Close Reading Blog Group A

Victor Frankenstein, from Mary Shelley’s Frankenstein, has created life in the form of a monster. This haunts him, and only becomes worse once the monster begins to terrorize his family. However, there are rare moments of peace that come to Frankenstein when he is alone in nature. Beginning immediately after the monster comes to life, to the end of the book, Frankenstein feels most comfortable in nature, away from people. One particular moment is after the deaths of Frankenstein’s younger brother and the family’s servant.

“About this time we tired to our house at Belrive. This change was particularly agreeable to me. The shutting of the gates regularly at ten o’clock and the impossibility of remaining on the lake after that hour had rendered our residence within the walls of Geneva very irksome to me. I was now free” (Shelly 78).

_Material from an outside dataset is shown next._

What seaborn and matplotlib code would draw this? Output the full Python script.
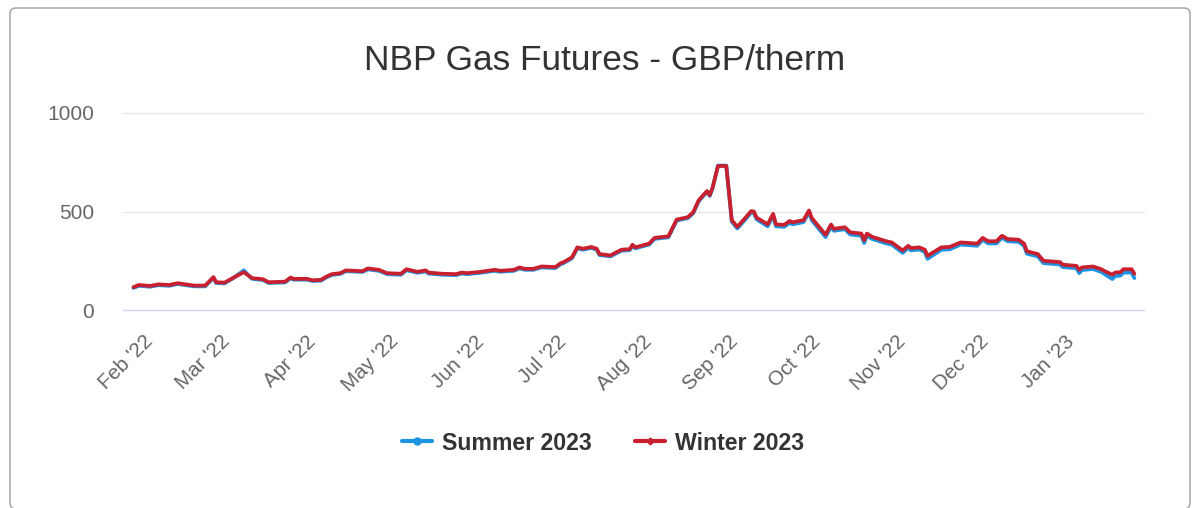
"""NBP gas futures chart, Highcharts-like styling via seaborn."""

import matplotlib

matplotlib.use("Agg")
import matplotlib.dates as mdates
import matplotlib.pyplot as plt
import numpy as np
import pandas as pd
import seaborn as sns
from matplotlib.lines import Line2D
from matplotlib.patches import FancyBboxPatch
from matplotlib.transforms import IdentityTransform

# --- data (GBP/therm) ---
dates = [
    "2022-01-26", "2022-01-28", "2022-02-01", "2022-02-04", "2022-02-08", "2022-02-11",
    "2022-02-17", "2022-02-21", "2022-02-24", "2022-02-25", "2022-02-28", "2022-03-03",
    "2022-03-07", "2022-03-10", "2022-03-14", "2022-03-16", "2022-03-22", "2022-03-24",
    "2022-03-25", "2022-03-30", "2022-04-01", "2022-04-04", "2022-04-06", "2022-04-08",
    "2022-04-11", "2022-04-13", "2022-04-19", "2022-04-21", "2022-04-25", "2022-04-28",
    "2022-05-03", "2022-05-05", "2022-05-09", "2022-05-12", "2022-05-13", "2022-05-18",
    "2022-05-23", "2022-05-25", "2022-05-27", "2022-06-01", "2022-06-06", "2022-06-08",
    "2022-06-13", "2022-06-15", "2022-06-17", "2022-06-20", "2022-06-23", "2022-06-28",
    "2022-06-30", "2022-07-01", "2022-07-04", "2022-07-06", "2022-07-08", "2022-07-11",
    "2022-07-13", "2022-07-14", "2022-07-18", "2022-07-20", "2022-07-22", "2022-07-25",
    "2022-07-26", "2022-07-27", "2022-08-01", "2022-08-03", "2022-08-08", "2022-08-11",
    "2022-08-15", "2022-08-17", "2022-08-19", "2022-08-22", "2022-08-23", "2022-08-24",
    "2022-08-26", "2022-08-29", "2022-08-31", "2022-09-02", "2022-09-05", "2022-09-07",
    "2022-09-08", "2022-09-09", "2022-09-13", "2022-09-15", "2022-09-16", "2022-09-19",
    "2022-09-21", "2022-09-22", "2022-09-26", "2022-09-28", "2022-09-29", "2022-10-04",
    "2022-10-06", "2022-10-07", "2022-10-11", "2022-10-13", "2022-10-17", "2022-10-18",
    "2022-10-19", "2022-10-21", "2022-10-26", "2022-10-28", "2022-11-01", "2022-11-03",
    "2022-11-04", "2022-11-07", "2022-11-09", "2022-11-10", "2022-11-15", "2022-11-18",
    "2022-11-22", "2022-11-28", "2022-11-30", "2022-12-02", "2022-12-05", "2022-12-07",
    "2022-12-09", "2022-12-13", "2022-12-15", "2022-12-16", "2022-12-20", "2022-12-22",
    "2022-12-28", "2022-12-29", "2023-01-03", "2023-01-04", "2023-01-05", "2023-01-09",
    "2023-01-12", "2023-01-13", "2023-01-16", "2023-01-17", "2023-01-19", "2023-01-20",
    "2023-01-23", "2023-01-24",
]

winter_2023 = [
    116, 127, 122, 130, 127, 136, 124, 124, 167, 141, 139, 162,
    192, 162, 156, 141, 144, 165, 158, 158, 151, 153, 170, 182,
    187, 201, 197, 211, 204, 187, 184, 207, 194, 201, 190, 184,
    182, 190, 187, 194, 204, 199, 204, 216, 209, 209, 221, 218,
    238, 243, 267, 318, 311, 320, 311, 284, 277, 292, 306, 309,
    331, 318, 337, 366, 374, 459, 471, 496, 557, 604, 583, 620,
    731, 731, 456, 422, 469, 502, 500, 469, 435, 488, 435, 432,
    452, 445, 456, 505, 467, 382, 434, 412, 420, 394, 388, 354,
    388, 371, 349, 343, 302, 326, 314, 318, 306, 275, 318, 320,
    343, 337, 366, 349, 349, 377, 360, 357, 337, 298, 284, 250,
    243, 230, 224, 204, 216, 221, 207, 199, 179, 190, 192, 207,
    207, 184,
]

summer_2023 = [
    112, 123, 118, 126, 123, 132, 120, 120, 163, 137, 135, 160,
    201, 158, 152, 137, 140, 161, 154, 154, 147, 149, 166, 178,
    183, 197, 193, 206, 199, 182, 179, 202, 189, 196, 185, 179,
    177, 185, 182, 189, 199, 194, 199, 211, 204, 204, 216, 213,
    233, 238, 262, 313, 306, 315, 306, 279, 272, 287, 301, 304,
    326, 313, 332, 361, 369, 454, 466, 491, 552, 600, 579, 617,
    733, 733, 448, 414, 461, 494, 492, 460, 425, 478, 425, 422,
    442, 435, 446, 497, 456, 370, 424, 402, 410, 383, 377, 340,
    377, 360, 338, 332, 290, 315, 303, 307, 295, 260, 306, 308,
    332, 326, 356, 338, 338, 367, 349, 346, 326, 286, 272, 238,
    231, 218, 212, 187, 203, 208, 193, 184, 157, 172, 175, 190,
    190, 162,
]

series_names = ["Summer 2023", "Winter 2023"]
series_colors = ["#1d93e3", "#c8202f"]
y_ticks = [0, 500, 1000]

# --- styling ---
sns.set_style("white")
plt.rcParams["font.family"] = ["Liberation Sans", "DejaVu Sans"]

W, H, DPI = 1200, 508, 100
fig = plt.figure(figsize=(W / DPI, H / DPI), dpi=DPI)

# outer rounded frame, in pixel coordinates
frame = FancyBboxPatch(
    (10, -1), 1180, 501, boxstyle="round,pad=0,rounding_size=6",
    transform=IdentityTransform(), facecolor="none", edgecolor="#adadad",
    linewidth=1.2, zorder=0,
)
fig.patches.append(frame)

ax = fig.add_axes([123 / W, 1 - 310 / H, (1144 - 123) / W, (310 - 113) / H])

df = pd.DataFrame({"date": pd.to_datetime(dates), "Summer 2023": summer_2023,
                   "Winter 2023": winter_2023})
long = df.melt(id_vars="date", var_name="series", value_name="price")

sns.lineplot(
    data=long, x="date", y="price", hue="series", hue_order=series_names,
    palette=series_colors, linewidth=2.7, estimator=None, legend=False, ax=ax,
)

x0 = pd.Timestamp("2022-02-01")
ax.set_xlim(x0 - pd.Timedelta(days=9.8), x0 + pd.Timedelta(days=360.5))
ax.set_ylim(0, 1000)
ax.set_yticks(y_ticks)
ax.set_xlabel("")
ax.set_ylabel("")

for v in y_ticks[1:]:
    ax.axhline(v, color="#e6e6e6", linewidth=1.0, zorder=0, clip_on=False)

for side in ("left", "right", "top"):
    ax.spines[side].set_visible(False)
ax.spines["bottom"].set_color("#ccd6eb")
ax.spines["bottom"].set_linewidth(1.0)

ax.xaxis.set_major_locator(mdates.MonthLocator())
ax.xaxis.set_major_formatter(mdates.DateFormatter("%b '%y"))
ax.tick_params(axis="x", length=13, width=0.8, color="#ccd6eb", pad=7.5,
               labelsize=14.8, labelcolor="#666666")
ax.tick_params(axis="y", length=0, pad=21, labelsize=15, labelcolor="#666666")
for lbl in ax.get_xticklabels():
    lbl.set_rotation(45)
    lbl.set_ha("right")
    lbl.set_va("center")
    lbl.set_rotation_mode("anchor")

fig.text(0.504, 1 - 60 / H, "NBP Gas Futures - GBP/therm", ha="center",
         va="center", fontsize=25.4, color="#333333")

handles = [
    Line2D([], [], color=series_colors[0], linewidth=3, marker="o", markersize=5),
    Line2D([], [], color=series_colors[1], linewidth=3, marker="D", markersize=3.5),
]
fig.legend(
    handles, series_names, loc="center", bbox_to_anchor=(0.5025, 1 - 443 / H),
    ncol=2, frameon=False, handlelength=1.3, handletextpad=0.45,
    columnspacing=1.85, prop={"weight": "bold", "size": 16.7},
    labelcolor="#333333",
)

fig.savefig("out.png", dpi=DPI)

In this moment, Frankenstein expresses his displeasure of being separated from nature. Geneva’s shutting gates restrict him from exploring and finding a moment of peace when it is most necessary. Frankenstein is free to be anxious because of his previous actions in nature because he is alone and will not worry his family. Further in that passage, he states that he enjoys taking a boat into the lake and lets his mind wander as the boat finds it’s own way. The change in setting, from Geneva to Belrive, gives Frankenstein his relief. Geneva is a more populated area, but Belrive is implied to be a vacation home, a more private area. In addition to this, the opening of nature is also important. In Geneva, the day is limited, as well as the passage into nature. This nature is also tainted because Frankenstein’s younger brother was killed there. But Belrive’s nature is not closed off by a time constraint, and it is pure. This is what Frankenstein craves most; to be free and pure. But his creation of the monster has doomed him to be filled with guilt for the rest of his life.

Frankenstein’s desire to be with the purity of nature is a yearning for his interior to mimic his exterior environment. Frankenstein’s monster finds a similar peace in nature, away from humans who judge and scream at him. Frankenstein finds peace in nature because he is always away from other humans, but this is so that he can freely express his emotions and inner thoughts. Romantics believed in the power of nature, and Shelly was no exception, showing through her characters the calming power of nature. The end of the book, Frankenstein has been chased to the Arctic by the monster. He is at peace away from other humans, but no longer because it allows him to truly express his thoughts, but because he knows the monster cannot harm anyone but himself.